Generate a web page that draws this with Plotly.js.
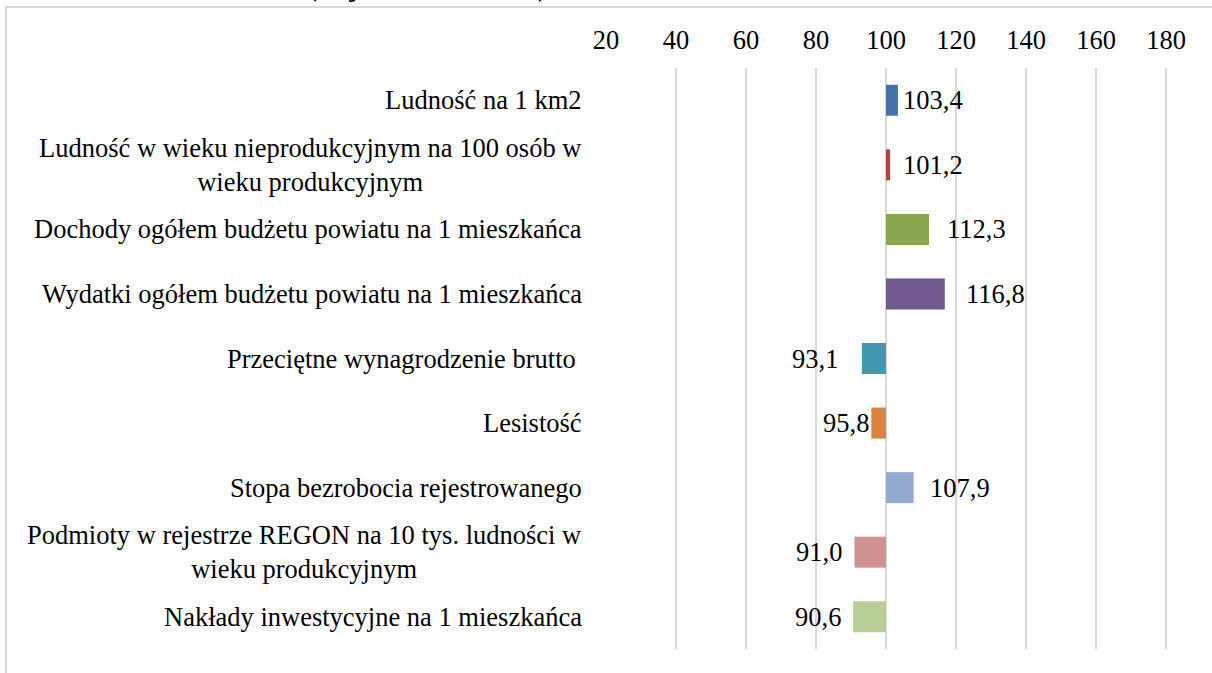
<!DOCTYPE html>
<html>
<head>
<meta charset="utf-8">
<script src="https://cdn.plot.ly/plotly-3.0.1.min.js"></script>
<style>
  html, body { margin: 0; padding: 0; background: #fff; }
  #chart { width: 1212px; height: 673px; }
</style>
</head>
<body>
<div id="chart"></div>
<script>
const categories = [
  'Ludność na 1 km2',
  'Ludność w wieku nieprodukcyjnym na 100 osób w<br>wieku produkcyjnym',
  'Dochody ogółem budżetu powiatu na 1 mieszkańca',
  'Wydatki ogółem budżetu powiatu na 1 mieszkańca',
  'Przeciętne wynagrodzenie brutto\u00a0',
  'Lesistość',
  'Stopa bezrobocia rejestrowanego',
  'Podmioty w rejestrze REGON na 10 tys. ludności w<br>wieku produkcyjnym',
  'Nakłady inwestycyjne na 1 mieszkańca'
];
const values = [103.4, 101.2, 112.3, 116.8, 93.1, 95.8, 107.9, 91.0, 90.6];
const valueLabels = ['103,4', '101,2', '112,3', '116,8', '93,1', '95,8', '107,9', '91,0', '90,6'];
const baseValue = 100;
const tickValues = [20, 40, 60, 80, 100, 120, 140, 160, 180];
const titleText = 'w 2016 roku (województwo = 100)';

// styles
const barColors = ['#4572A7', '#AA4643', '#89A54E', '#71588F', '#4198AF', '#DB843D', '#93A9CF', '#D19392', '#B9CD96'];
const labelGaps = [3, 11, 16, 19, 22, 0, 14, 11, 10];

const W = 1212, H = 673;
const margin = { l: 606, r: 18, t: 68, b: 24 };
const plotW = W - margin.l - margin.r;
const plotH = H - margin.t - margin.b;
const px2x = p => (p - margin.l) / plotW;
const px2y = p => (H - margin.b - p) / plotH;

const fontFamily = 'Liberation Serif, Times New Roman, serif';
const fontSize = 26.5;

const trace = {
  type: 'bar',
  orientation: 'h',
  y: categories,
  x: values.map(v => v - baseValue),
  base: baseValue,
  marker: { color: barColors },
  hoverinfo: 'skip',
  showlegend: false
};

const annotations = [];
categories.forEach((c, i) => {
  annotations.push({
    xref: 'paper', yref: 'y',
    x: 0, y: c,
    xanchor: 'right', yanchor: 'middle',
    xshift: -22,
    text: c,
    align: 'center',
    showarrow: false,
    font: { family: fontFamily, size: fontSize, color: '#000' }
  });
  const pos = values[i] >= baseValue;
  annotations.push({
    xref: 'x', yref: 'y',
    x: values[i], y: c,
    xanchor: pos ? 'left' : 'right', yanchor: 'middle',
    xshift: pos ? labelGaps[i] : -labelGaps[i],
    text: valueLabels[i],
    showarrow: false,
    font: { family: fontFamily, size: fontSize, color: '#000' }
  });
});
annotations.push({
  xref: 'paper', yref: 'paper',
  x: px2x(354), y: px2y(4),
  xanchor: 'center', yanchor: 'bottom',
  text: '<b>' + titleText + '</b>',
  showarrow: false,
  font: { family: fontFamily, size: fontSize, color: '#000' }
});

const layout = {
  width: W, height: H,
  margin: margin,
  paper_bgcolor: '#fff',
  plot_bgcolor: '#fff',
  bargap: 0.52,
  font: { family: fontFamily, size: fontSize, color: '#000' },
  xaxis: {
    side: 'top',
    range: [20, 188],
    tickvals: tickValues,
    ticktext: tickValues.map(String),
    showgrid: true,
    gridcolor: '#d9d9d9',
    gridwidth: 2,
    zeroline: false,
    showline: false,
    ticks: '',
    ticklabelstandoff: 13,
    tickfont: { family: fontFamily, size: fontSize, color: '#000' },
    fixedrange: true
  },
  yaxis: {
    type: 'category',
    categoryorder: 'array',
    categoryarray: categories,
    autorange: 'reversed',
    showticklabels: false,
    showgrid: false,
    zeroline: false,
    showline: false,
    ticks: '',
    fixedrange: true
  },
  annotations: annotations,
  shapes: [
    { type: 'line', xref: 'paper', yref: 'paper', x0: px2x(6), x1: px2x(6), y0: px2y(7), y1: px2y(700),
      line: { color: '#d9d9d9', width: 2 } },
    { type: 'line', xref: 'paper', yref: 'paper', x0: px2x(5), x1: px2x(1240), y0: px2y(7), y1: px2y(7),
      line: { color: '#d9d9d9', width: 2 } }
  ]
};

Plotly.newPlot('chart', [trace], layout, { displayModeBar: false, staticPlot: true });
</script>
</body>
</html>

■ **To do**: Without including any pictures, print all of the material exactly as given.

■ **Response below**:
Generate a web page that draws this with Plotly.js.
<!DOCTYPE html>
<html>
<head>
<meta charset="utf-8">
<script src="https://cdn.plot.ly/plotly-3.0.1.min.js"></script>
<style>
  html, body { margin: 0; padding: 0; background: #fff; }
  #chart { width: 1212px; height: 673px; }
</style>
</head>
<body>
<div id="chart"></div>
<script>
const categories = [
  'Ludność na 1 km2',
  'Ludność w wieku nieprodukcyjnym na 100 osób w<br>wieku produkcyjnym',
  'Dochody ogółem budżetu powiatu na 1 mieszkańca',
  'Wydatki ogółem budżetu powiatu na 1 mieszkańca',
  'Przeciętne wynagrodzenie brutto\u00a0',
  'Lesistość',
  'Stopa bezrobocia rejestrowanego',
  'Podmioty w rejestrze REGON na 10 tys. ludności w<br>wieku produkcyjnym',
  'Nakłady inwestycyjne na 1 mieszkańca'
];
const values = [103.4, 101.2, 112.3, 116.8, 93.1, 95.8, 107.9, 91.0, 90.6];
const valueLabels = ['103,4', '101,2', '112,3', '116,8', '93,1', '95,8', '107,9', '91,0', '90,6'];
const baseValue = 100;
const tickValues = [20, 40, 60, 80, 100, 120, 140, 160, 180];
const titleText = 'w 2016 roku (województwo = 100)';

// styles
const barColors = ['#4572A7', '#AA4643', '#89A54E', '#71588F', '#4198AF', '#DB843D', '#93A9CF', '#D19392', '#B9CD96'];
const labelGaps = [3, 11, 16, 19, 22, 0, 14, 11, 10];

const W = 1212, H = 673;
const margin = { l: 606, r: 18, t: 68, b: 24 };
const plotW = W - margin.l - margin.r;
const plotH = H - margin.t - margin.b;
const px2x = p => (p - margin.l) / plotW;
const px2y = p => (H - margin.b - p) / plotH;

const fontFamily = 'Liberation Serif, Times New Roman, serif';
const fontSize = 26.5;

const trace = {
  type: 'bar',
  orientation: 'h',
  y: categories,
  x: values.map(v => v - baseValue),
  base: baseValue,
  marker: { color: barColors },
  hoverinfo: 'skip',
  showlegend: false
};

const annotations = [];
categories.forEach((c, i) => {
  annotations.push({
    xref: 'paper', yref: 'y',
    x: 0, y: c,
    xanchor: 'right', yanchor: 'middle',
    xshift: -22,
    text: c,
    align: 'center',
    showarrow: false,
    font: { family: fontFamily, size: fontSize, color: '#000' }
  });
  const pos = values[i] >= baseValue;
  annotations.push({
    xref: 'x', yref: 'y',
    x: values[i], y: c,
    xanchor: pos ? 'left' : 'right', yanchor: 'middle',
    xshift: pos ? labelGaps[i] : -labelGaps[i],
    text: valueLabels[i],
    showarrow: false,
    font: { family: fontFamily, size: fontSize, color: '#000' }
  });
});
annotations.push({
  xref: 'paper', yref: 'paper',
  x: px2x(354), y: px2y(4),
  xanchor: 'center', yanchor: 'bottom',
  text: '<b>' + titleText + '</b>',
  showarrow: false,
  font: { family: fontFamily, size: fontSize, color: '#000' }
});

const layout = {
  width: W, height: H,
  margin: margin,
  paper_bgcolor: '#fff',
  plot_bgcolor: '#fff',
  bargap: 0.52,
  font: { family: fontFamily, size: fontSize, color: '#000' },
  xaxis: {
    side: 'top',
    range: [20, 188],
    tickvals: tickValues,
    ticktext: tickValues.map(String),
    showgrid: true,
    gridcolor: '#d9d9d9',
    gridwidth: 2,
    zeroline: false,
    showline: false,
    ticks: '',
    ticklabelstandoff: 13,
    tickfont: { family: fontFamily, size: fontSize, color: '#000' },
    fixedrange: true
  },
  yaxis: {
    type: 'category',
    categoryorder: 'array',
    categoryarray: categories,
    autorange: 'reversed',
    showticklabels: false,
    showgrid: false,
    zeroline: false,
    showline: false,
    ticks: '',
    fixedrange: true
  },
  annotations: annotations,
  shapes: [
    { type: 'line', xref: 'paper', yref: 'paper', x0: px2x(6), x1: px2x(6), y0: px2y(7), y1: px2y(700),
      line: { color: '#d9d9d9', width: 2 } },
    { type: 'line', xref: 'paper', yref: 'paper', x0: px2x(5), x1: px2x(1240), y0: px2y(7), y1: px2y(7),
      line: { color: '#d9d9d9', width: 2 } }
  ]
};

Plotly.newPlot('chart', [trace], layout, { displayModeBar: false, staticPlot: true });
</script>
</body>
</html>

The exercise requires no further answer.